begin INFORMATION PROVIDED

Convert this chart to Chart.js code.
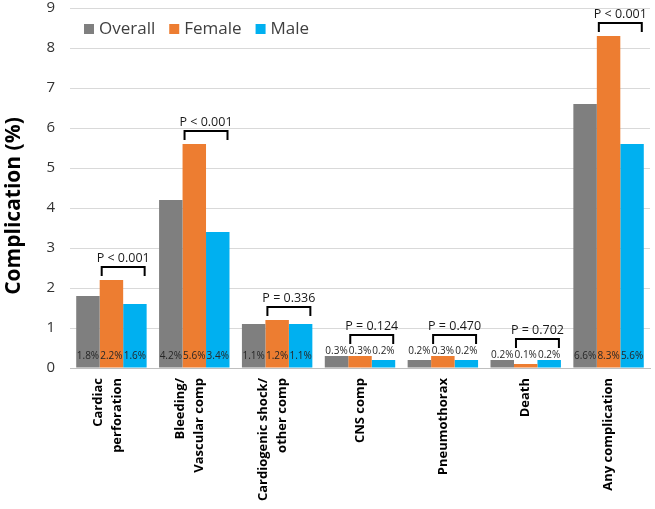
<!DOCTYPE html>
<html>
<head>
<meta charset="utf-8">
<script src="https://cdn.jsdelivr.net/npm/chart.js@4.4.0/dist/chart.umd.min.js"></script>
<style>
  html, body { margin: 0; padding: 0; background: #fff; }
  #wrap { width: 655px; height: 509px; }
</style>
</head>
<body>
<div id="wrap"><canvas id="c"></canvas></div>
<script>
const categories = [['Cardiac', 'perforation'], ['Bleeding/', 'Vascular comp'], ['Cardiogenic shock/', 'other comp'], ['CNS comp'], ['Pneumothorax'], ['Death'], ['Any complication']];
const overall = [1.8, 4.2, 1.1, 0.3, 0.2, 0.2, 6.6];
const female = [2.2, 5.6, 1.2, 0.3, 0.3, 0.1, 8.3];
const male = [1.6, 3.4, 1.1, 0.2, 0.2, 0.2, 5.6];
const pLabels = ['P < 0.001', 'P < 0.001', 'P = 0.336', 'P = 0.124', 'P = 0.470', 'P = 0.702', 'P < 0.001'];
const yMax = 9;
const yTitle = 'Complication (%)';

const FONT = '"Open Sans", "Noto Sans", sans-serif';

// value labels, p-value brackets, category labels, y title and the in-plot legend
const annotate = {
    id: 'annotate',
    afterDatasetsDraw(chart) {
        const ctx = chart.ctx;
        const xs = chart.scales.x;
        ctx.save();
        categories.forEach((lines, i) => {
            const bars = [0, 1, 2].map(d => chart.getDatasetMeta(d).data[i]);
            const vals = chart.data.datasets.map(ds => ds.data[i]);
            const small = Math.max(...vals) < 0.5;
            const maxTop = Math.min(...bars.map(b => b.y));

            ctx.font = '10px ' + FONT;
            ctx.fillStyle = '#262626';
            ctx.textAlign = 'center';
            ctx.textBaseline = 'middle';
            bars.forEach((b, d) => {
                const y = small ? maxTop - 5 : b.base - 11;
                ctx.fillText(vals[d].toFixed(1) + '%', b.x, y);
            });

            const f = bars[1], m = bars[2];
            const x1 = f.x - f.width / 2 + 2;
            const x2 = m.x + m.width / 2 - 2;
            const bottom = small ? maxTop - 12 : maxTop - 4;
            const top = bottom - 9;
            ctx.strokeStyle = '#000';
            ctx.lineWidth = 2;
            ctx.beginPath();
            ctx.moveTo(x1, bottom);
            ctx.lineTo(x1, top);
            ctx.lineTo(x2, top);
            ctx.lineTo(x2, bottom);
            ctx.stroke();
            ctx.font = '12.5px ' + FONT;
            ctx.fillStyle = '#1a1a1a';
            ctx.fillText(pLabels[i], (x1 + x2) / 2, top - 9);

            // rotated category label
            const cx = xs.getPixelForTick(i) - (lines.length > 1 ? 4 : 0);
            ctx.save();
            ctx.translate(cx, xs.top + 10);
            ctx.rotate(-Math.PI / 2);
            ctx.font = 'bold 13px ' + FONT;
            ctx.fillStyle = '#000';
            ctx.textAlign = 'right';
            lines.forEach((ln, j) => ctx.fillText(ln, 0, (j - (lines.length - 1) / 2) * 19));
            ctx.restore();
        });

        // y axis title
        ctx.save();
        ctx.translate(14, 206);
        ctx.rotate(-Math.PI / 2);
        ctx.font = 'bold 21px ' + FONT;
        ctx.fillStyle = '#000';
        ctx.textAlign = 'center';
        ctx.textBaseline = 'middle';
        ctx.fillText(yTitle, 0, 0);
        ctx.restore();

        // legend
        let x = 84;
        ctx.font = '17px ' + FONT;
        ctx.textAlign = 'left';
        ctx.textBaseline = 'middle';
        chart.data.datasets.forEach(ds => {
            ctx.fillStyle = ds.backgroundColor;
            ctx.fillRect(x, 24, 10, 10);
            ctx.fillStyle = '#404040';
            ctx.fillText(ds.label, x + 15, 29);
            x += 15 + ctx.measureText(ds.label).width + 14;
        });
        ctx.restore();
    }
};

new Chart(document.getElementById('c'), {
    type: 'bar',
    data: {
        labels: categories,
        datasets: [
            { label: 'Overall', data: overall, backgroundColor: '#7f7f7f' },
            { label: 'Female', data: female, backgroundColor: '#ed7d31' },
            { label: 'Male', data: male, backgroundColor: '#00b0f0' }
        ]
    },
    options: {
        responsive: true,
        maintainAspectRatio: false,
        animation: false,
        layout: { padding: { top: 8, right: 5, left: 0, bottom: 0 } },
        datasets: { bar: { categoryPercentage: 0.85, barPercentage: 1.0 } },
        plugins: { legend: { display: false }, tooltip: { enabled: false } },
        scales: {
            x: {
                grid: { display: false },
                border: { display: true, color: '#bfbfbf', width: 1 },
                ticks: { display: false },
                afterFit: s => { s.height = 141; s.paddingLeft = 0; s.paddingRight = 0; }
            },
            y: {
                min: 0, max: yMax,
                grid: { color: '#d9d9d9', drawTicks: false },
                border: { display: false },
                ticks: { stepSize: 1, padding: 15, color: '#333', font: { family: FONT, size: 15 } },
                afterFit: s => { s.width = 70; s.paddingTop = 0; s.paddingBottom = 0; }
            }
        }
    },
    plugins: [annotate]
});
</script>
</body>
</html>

end INFORMATION PROVIDED

**DESCRIPTION OF THE TASK:**
Take the data above and repeat it exactly, leaving each picture out.

**FINISHED TASK:**
Convert this chart to Chart.js code.
<!DOCTYPE html>
<html>
<head>
<meta charset="utf-8">
<script src="https://cdn.jsdelivr.net/npm/chart.js@4.4.0/dist/chart.umd.min.js"></script>
<style>
  html, body { margin: 0; padding: 0; background: #fff; }
  #wrap { width: 655px; height: 509px; }
</style>
</head>
<body>
<div id="wrap"><canvas id="c"></canvas></div>
<script>
const categories = [['Cardiac', 'perforation'], ['Bleeding/', 'Vascular comp'], ['Cardiogenic shock/', 'other comp'], ['CNS comp'], ['Pneumothorax'], ['Death'], ['Any complication']];
const overall = [1.8, 4.2, 1.1, 0.3, 0.2, 0.2, 6.6];
const female = [2.2, 5.6, 1.2, 0.3, 0.3, 0.1, 8.3];
const male = [1.6, 3.4, 1.1, 0.2, 0.2, 0.2, 5.6];
const pLabels = ['P < 0.001', 'P < 0.001', 'P = 0.336', 'P = 0.124', 'P = 0.470', 'P = 0.702', 'P < 0.001'];
const yMax = 9;
const yTitle = 'Complication (%)';

const FONT = '"Open Sans", "Noto Sans", sans-serif';

// value labels, p-value brackets, category labels, y title and the in-plot legend
const annotate = {
    id: 'annotate',
    afterDatasetsDraw(chart) {
        const ctx = chart.ctx;
        const xs = chart.scales.x;
        ctx.save();
        categories.forEach((lines, i) => {
            const bars = [0, 1, 2].map(d => chart.getDatasetMeta(d).data[i]);
            const vals = chart.data.datasets.map(ds => ds.data[i]);
            const small = Math.max(...vals) < 0.5;
            const maxTop = Math.min(...bars.map(b => b.y));

            ctx.font = '10px ' + FONT;
            ctx.fillStyle = '#262626';
            ctx.textAlign = 'center';
            ctx.textBaseline = 'middle';
            bars.forEach((b, d) => {
                const y = small ? maxTop - 5 : b.base - 11;
                ctx.fillText(vals[d].toFixed(1) + '%', b.x, y);
            });

            const f = bars[1], m = bars[2];
            const x1 = f.x - f.width / 2 + 2;
            const x2 = m.x + m.width / 2 - 2;
            const bottom = small ? maxTop - 12 : maxTop - 4;
            const top = bottom - 9;
            ctx.strokeStyle = '#000';
            ctx.lineWidth = 2;
            ctx.beginPath();
            ctx.moveTo(x1, bottom);
            ctx.lineTo(x1, top);
            ctx.lineTo(x2, top);
            ctx.lineTo(x2, bottom);
            ctx.stroke();
            ctx.font = '12.5px ' + FONT;
            ctx.fillStyle = '#1a1a1a';
            ctx.fillText(pLabels[i], (x1 + x2) / 2, top - 9);

            // rotated category label
            const cx = xs.getPixelForTick(i) - (lines.length > 1 ? 4 : 0);
            ctx.save();
            ctx.translate(cx, xs.top + 10);
            ctx.rotate(-Math.PI / 2);
            ctx.font = 'bold 13px ' + FONT;
            ctx.fillStyle = '#000';
            ctx.textAlign = 'right';
            lines.forEach((ln, j) => ctx.fillText(ln, 0, (j - (lines.length - 1) / 2) * 19));
            ctx.restore();
        });

        // y axis title
        ctx.save();
        ctx.translate(14, 206);
        ctx.rotate(-Math.PI / 2);
        ctx.font = 'bold 21px ' + FONT;
        ctx.fillStyle = '#000';
        ctx.textAlign = 'center';
        ctx.textBaseline = 'middle';
        ctx.fillText(yTitle, 0, 0);
        ctx.restore();

        // legend
        let x = 84;
        ctx.font = '17px ' + FONT;
        ctx.textAlign = 'left';
        ctx.textBaseline = 'middle';
        chart.data.datasets.forEach(ds => {
            ctx.fillStyle = ds.backgroundColor;
            ctx.fillRect(x, 24, 10, 10);
            ctx.fillStyle = '#404040';
            ctx.fillText(ds.label, x + 15, 29);
            x += 15 + ctx.measureText(ds.label).width + 14;
        });
        ctx.restore();
    }
};

new Chart(document.getElementById('c'), {
    type: 'bar',
    data: {
        labels: categories,
        datasets: [
            { label: 'Overall', data: overall, backgroundColor: '#7f7f7f' },
            { label: 'Female', data: female, backgroundColor: '#ed7d31' },
            { label: 'Male', data: male, backgroundColor: '#00b0f0' }
        ]
    },
    options: {
        responsive: true,
        maintainAspectRatio: false,
        animation: false,
        layout: { padding: { top: 8, right: 5, left: 0, bottom: 0 } },
        datasets: { bar: { categoryPercentage: 0.85, barPercentage: 1.0 } },
        plugins: { legend: { display: false }, tooltip: { enabled: false } },
        scales: {
            x: {
                grid: { display: false },
                border: { display: true, color: '#bfbfbf', width: 1 },
                ticks: { display: false },
                afterFit: s => { s.height = 141; s.paddingLeft = 0; s.paddingRight = 0; }
            },
            y: {
                min: 0, max: yMax,
                grid: { color: '#d9d9d9', drawTicks: false },
                border: { display: false },
                ticks: { stepSize: 1, padding: 15, color: '#333', font: { family: FONT, size: 15 } },
                afterFit: s => { s.width = 70; s.paddingTop = 0; s.paddingBottom = 0; }
            }
        }
    },
    plugins: [annotate]
});
</script>
</body>
</html>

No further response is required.